While eating my fabulous eggs I tried to ignore the fact that Alex put cheese in her hot chocolate...apparently this is a normal Colombian thing to do. Anyone heard of this? I did not try it but will definitely be asking around to see if this is "normal."

I also tried to ignore the fact that, her basil is kicking my sad little basil's butt.

I, of course, brought mimosas. Any excuse to drink champagne during the day!

Friday, November 6, 2009

Simple scalloped potatoes - from Japan?

This recipe is from a Japanese cookbook. No...I don't speak Japanese. My neighbor when I lived in Holland, Sachi, was Japanese. She was also interested in experimental cooking used to make recipes from a "modern" Japanese cookbook, which were mostly sort of a Japanese take on western food. There was also a recipe for kind of an egg plant-tempura-lasagna, which was fabulous and I've never made but might try it sometime...

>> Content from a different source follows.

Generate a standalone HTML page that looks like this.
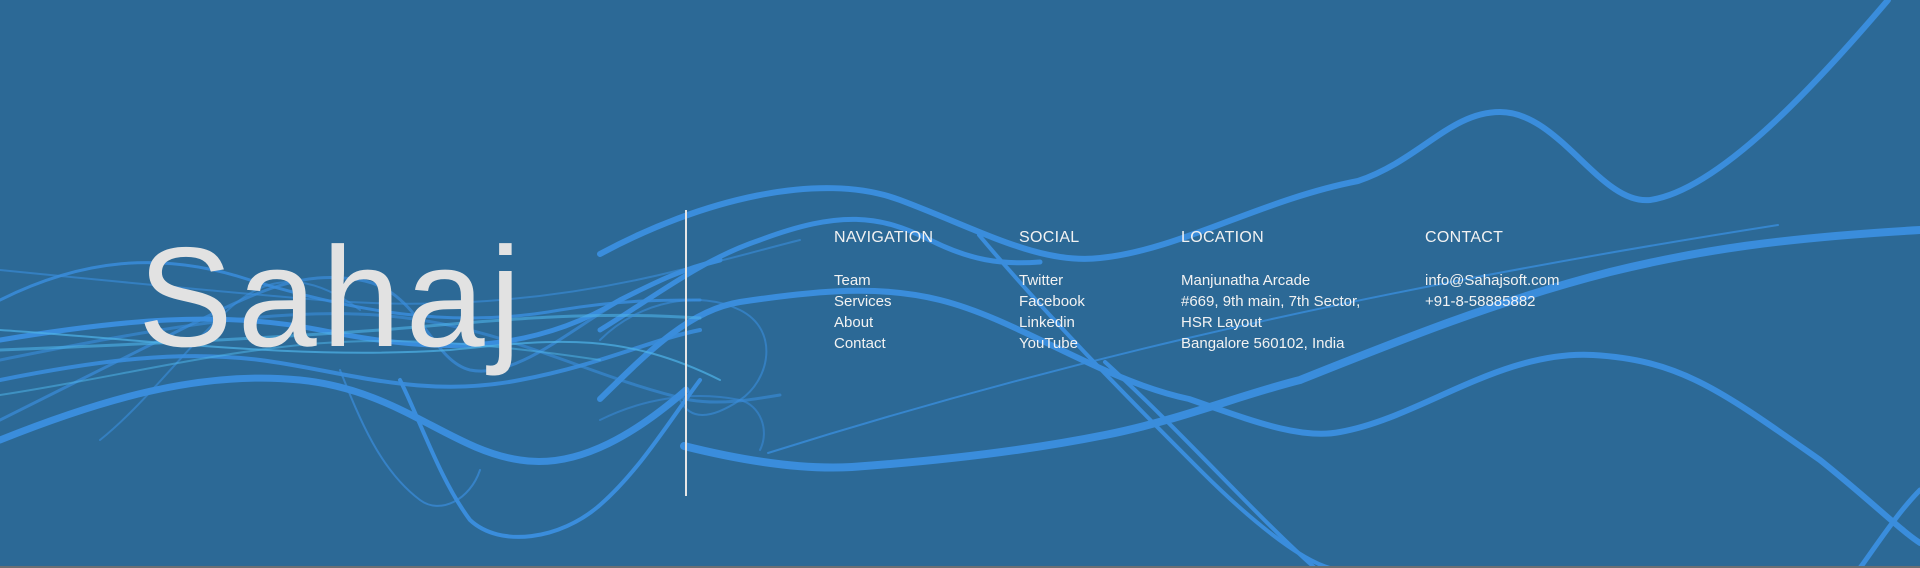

So this recipe is very approximate, given my aforementioned ignorance of Japanese.

2-3 large potatoes
about 1 cup cream (or half & half)
2-3 Tb butter
bread crumbs
salt & pepper

Slice the potatoes, making sure to slice them all into a similar size. Place in a pot and cover with water. Cook on high heat for 10-15 until almost cooked (cooking them partially on the stove cuts down the oven cooking time significantly). Place the semi-cooked potatoes in a baking pan and cover about half-way with cream. You can use half & half to make it a little healthier (and cheaper) but you will need to bake it a little longer so that it thickens. Sprinkle with salt and pepper. Sprinkle about 1 cup of cheese over the top (you can use just about anything, in Holland we used Gouda, today I used Colby Jack) and put a tablespoon of butter in 2 or 3 different places, top with bread crumbs and bake.

So, on our oven in Holland you could not adjust the temp (challenge), in short you want to bake it until the cream reduces and thickens. Today (my first time making this in the US) I baked it at 350 for 20 min and another 20 min at 250. I'd say bake it longer at a lower temp in general.

I was a little heavy handed with the bread crumbs this time, but still tasty! This is also excellent the next day, better I think actually.

Tuesday, November 3, 2009

Herb garden update!

This is the best my herbs have ever done! *knock on wood* I've been moving them around the apartment like crazy trying to catch any of the fleeting winter sunlight coming in my apartment. I have been continually thwarted by rainy weather but at least they are growing. Slowly. At this rate, I will be able to use them by...July. But as long as they don't die I'm happy.

I'm a little concerned that the soil is growing some kind of mossy-mold, anyone have experience with this? I don't think I'm watering them too much, I think I've only watered them 2-3 times since I planted the seeds. Perhaps my apartment in just that hummid because of all the rain we've been getting in DC, any ideas anyone?